When Companies Shift The Burden To Their Customers

att-u-verse-logo-600x400Having a blog allows me to kvetch, even about small things… like what happened this morning.

My experience was shared by many. Consider this a class action kvetch. I represent the thousands, possibly millions, affected by today’s nationwide outage on AT&T U-verse.

My local TV stations remained. Everything else disappeared. I didn’t know that at the time.

The tuner was set to 1202, CNN. Black. I tuned up a few. I tuned down a few. Nothing. The channel number and program synopsis was still there. No program.

Downstairs, Helaine was watching GMA on 1007, KABC. She was problem free.

Both our cable boxes were acting the same way, but because I didn’t tune a few hundred channels down I didn’t know it! Just enough knowledge to be dangerous.

I rebooted the cable box. The box must be the problem, right?

I did this three times. No change.

There was nothing on AT&T’s site, nor on their social media accounts. Later, I realize this was because they were maintaining ‘radio silence.’ They were getting tons of complaints and not responding.

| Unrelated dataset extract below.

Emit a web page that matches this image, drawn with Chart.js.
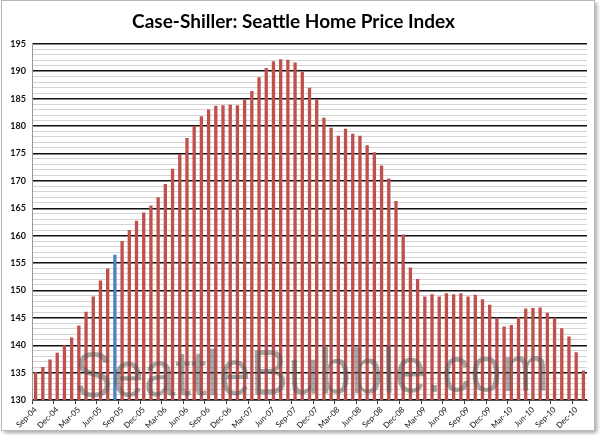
<!DOCTYPE html>
<html>
<head>
<meta charset="utf-8">
<script src="https://cdn.jsdelivr.net/npm/chart.js@4.4.1/dist/chart.umd.min.js"></script>
<style>
html,body{margin:0;padding:0;background:#fff;}
#wrap{width:600px;height:435px;position:relative;}
</style>
</head>
<body>
<div id="wrap"><canvas id="c" width="600" height="435"></canvas></div>
<script>
const categories = [
"Sep-04","Oct-04","Nov-04","Dec-04","Jan-05","Feb-05","Mar-05","Apr-05","May-05","Jun-05","Jul-05","Aug-05",
"Sep-05","Oct-05","Nov-05","Dec-05","Jan-06","Feb-06","Mar-06","Apr-06","May-06","Jun-06","Jul-06","Aug-06",
"Sep-06","Oct-06","Nov-06","Dec-06","Jan-07","Feb-07","Mar-07","Apr-07","May-07","Jun-07","Jul-07","Aug-07",
"Sep-07","Oct-07","Nov-07","Dec-07","Jan-08","Feb-08","Mar-08","Apr-08","May-08","Jun-08","Jul-08","Aug-08",
"Sep-08","Oct-08","Nov-08","Dec-08","Jan-09","Feb-09","Mar-09","Apr-09","May-09","Jun-09","Jul-09","Aug-09",
"Sep-09","Oct-09","Nov-09","Dec-09","Jan-10","Feb-10","Mar-10","Apr-10","May-10","Jun-10","Jul-10","Aug-10",
"Sep-10","Oct-10","Nov-10","Dec-10","Jan-11"
];
const indexValues = [
135.1,136.0,137.4,138.6,140.0,141.4,143.6,146.1,148.9,151.8,154.0,156.5,
159.0,161.0,162.7,164.2,165.5,167.0,169.4,172.2,174.9,177.8,180.0,181.8,
183.0,183.7,183.8,183.9,183.8,184.9,186.4,188.9,190.6,191.8,192.2,192.1,
191.6,189.9,187.0,184.9,181.5,179.7,178.2,179.5,178.6,178.2,176.5,175.2,
172.8,170.4,166.3,160.2,154.2,152.1,148.9,149.3,148.9,149.5,149.3,149.5,
148.9,149.2,148.4,147.4,145.0,143.4,143.7,145.1,146.7,146.8,146.9,145.9,
145.0,143.1,141.6,138.7,135.4
];
const highlightCategory = "Aug-05";
const yTickLabels = [130,135,140,145,150,155,160,165,170,175,180,185,190,195];

const barColors = categories.map(c => c === highlightCategory ? '#4F81BD' : '#C0504D');

const framePlugin = {
  id:'frame',
  beforeDraw(chart){
    const ctx = chart.ctx;
    ctx.save();
    ctx.fillStyle='#fff';
    ctx.fillRect(0,0,chart.width,chart.height);
    ctx.shadowColor='rgba(0,0,0,0.35)';
    ctx.shadowBlur=4;
    ctx.shadowOffsetX=2;
    ctx.shadowOffsetY=2;
    ctx.fillStyle='#fff';
    ctx.fillRect(1.5,0.5,593,430);
    ctx.shadowColor='transparent';
    ctx.strokeStyle='#b8b8b8';
    ctx.lineWidth=1;
    ctx.strokeRect(1.5,0.5,593,430);
    ctx.restore();
  }
};
const watermarkPlugin = {
  id:'watermark',
  afterDatasetsDraw(chart){
    const ctx = chart.ctx;
    ctx.save();
    ctx.translate(75,397);
    ctx.rotate(-0.014);
    ctx.font='64px "Liberation Sans", Arial, sans-serif';
    ctx.fillStyle='rgba(80,80,80,0.5)';
    ctx.textAlign='left';
    ctx.textBaseline='alphabetic';
    ctx.fillText('SeattleBubble.com',0,0,474);
    ctx.restore();
  }
};

new Chart(document.getElementById('c'), {
  type:'bar',
  data:{
    labels:categories,
    datasets:[{
      data:indexValues,
      backgroundColor:barColors,
      borderWidth:0,
      categoryPercentage:1.0,
      barPercentage:0.46
    }]
  },
  options:{
    responsive:false,
    animation:false,
    devicePixelRatio:1,
    layout:{padding:{left:0,right:13,top:0,bottom:4}},
    plugins:{
      legend:{display:false},
      tooltip:{enabled:false},
      title:{
        display:true,
        text:'Case-Shiller: Seattle Home Price Index',
        color:'#000',
        font:{family:'Lato, "Open Sans", sans-serif',size:19,weight:'bold',lineHeight:1.2},
        padding:{top:10,bottom:11}
      }
    },
    scales:{
      x:{
        offset:true,
        grid:{
          offset:true,
          drawOnChartArea:false,
          drawTicks:true,
          tickLength:4,
          tickColor:(c)=> (c.index%3===0 ? '#333' : 'rgba(0,0,0,0)')
        },
        border:{display:true,color:'#555',width:1},
        ticks:{
          autoSkip:false,
          maxRotation:45,
          minRotation:45,
          padding:1,
          color:'#111',
          font:{family:'Lato, sans-serif',size:8},
          callback:function(v,i){ return i%3===0 ? categories[i] : ''; }
        },
        afterFit(scale){ scale.height=31; }
      },
      y:{
        min:130,
        max:195,
        grid:{
          drawTicks:false,
          color:(c)=> (yTickLabels.includes(c.tick.value) ? '#111' : '#d4d4d4'),
          lineWidth:(c)=> (yTickLabels.includes(c.tick.value) ? 1.4 : 1)
        },
        border:{display:true,color:'#999',width:1},
        ticks:{
          stepSize:1,
          autoSkip:false,
          padding:6,
          color:'#111',
          font:{family:'Lato, sans-serif',size:9,weight:'bold'},
          callback:function(v){ return yTickLabels.includes(v) ? String(v) : ''; }
        },
        afterFit(scale){ scale.width=32; }
      }
    }
  },
  plugins:[framePlugin, watermarkPlugin]
});
</script>
</body>
</html>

All signs I could grasp pointed to a problem in my house. But I was being gnawed at. My logical computer mind was bothered by the way the signal died. It didn’t fit. The problem didn’t correlate with the box’s internal hardware.

I rebooted the hub. AT&T sends channels to my individual cable boxes via IP. It’s just data. I have one TV with a WiFi box and three connected via Ethernet. And, of course, there are computers and phones and printers and tablets and who-knows-what connected too!

Rebooting the hub meant stopping Internet and TV throughout the house. Didn’t help.

I tried calling the AT&T phone line. Fast busy. A fast busy indicates the circuit, rather than an individual line, is busy. Probably call volume.

That was actually reassuring! Maybe I wasn’t alone?

I didn’t just fall off the turnip truck. Cable has gone down before. I started doing deeper searches.

No news organization had picked up on it. I did a Twitter search for people tweeting to Uverse. Bingo. My story, a thousand times.

I tipped off @LanceUlanoff at Mashable

When reached for comment, an AT&T spokesperson explained the outage, “Due to a power-related issue triggered by a third-party at our video hub, U-verse customers may be experiencing a loss of national channels. Technicians are working to resolve the issue and we expect to have service fully restored by early afternoon. We apologize for this inconvenience.”

By keeping off social media and failing to post something on the company’s website, AT&T hoped to keep this quiet. They mostly did.

However, they shifted a real burden to their customers. My troubleshooting time might not be individually valuable, but multiply it by all the people who did just what I did and we’re talking big numbers.

I understand there will be glitches. I still consider the service reliable. The bone I pick has to do with 21st Century communications.

AT&T valued their own concerns over mine.

If you’re wondering why customers sometimes dislike companies, here you go.